With DSLRs in their hands, the new generation of an ancient Indian tribe begins to break its bow-and-arrow stereotype


Not far from his village home, Simon Baskey treaded carefully through the dense forest — tall trees with big leaves that had stayed dry throughout the year — and exploded into greens during the monsoons. In distance, was what he was looking for. He took an aim – and shot.

White mushrooms.

Baskey, belongs to the Santhal tribe, one of India’s oldest and largest tribal communities, living across in Jharkhand, Bihar, West Bengal, Orissa, and Assam.
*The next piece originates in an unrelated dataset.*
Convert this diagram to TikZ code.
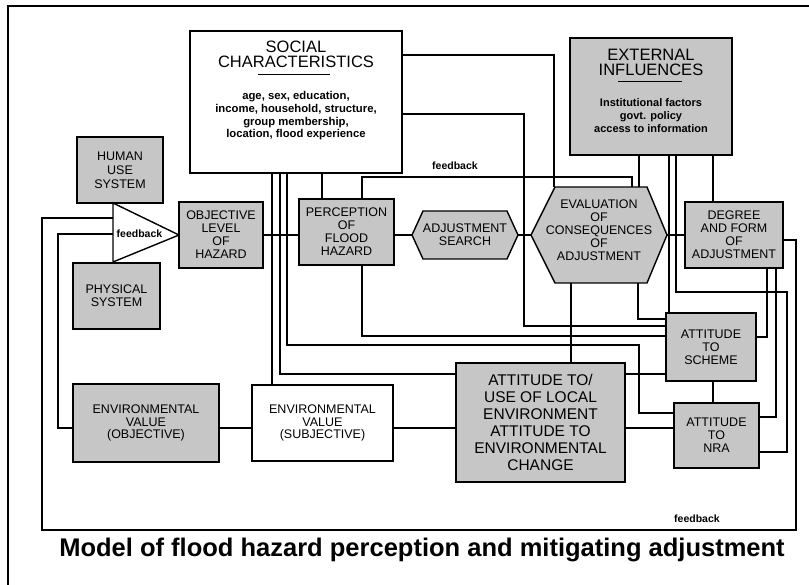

In Jamui in southern Bihar, young men and women from the community are breaking their bow-and-arrow stereotypes and chronicling the stories of their community, using cameras and the Internet.

The youth call themselves The Lahanti Club. In the Santhali language, Lahanti means `to move forward’. The Lahanti Club was formed in 2017 to help children of the centuries-old Santhal community learn their own language and take pride in their culture.

“There are many green vegetables in the forest and we carefully preserve their names in folders. Our community has been eating forest foods for ages,” Sonalal Marandi, who lives in the Govindpur village and is another member of the club, told Gaon Connection in a video interview. “If we do not make such videos, one day our children will forget our rich food tradition. In monsoon, we collect different varieties of mushrooms,” he said.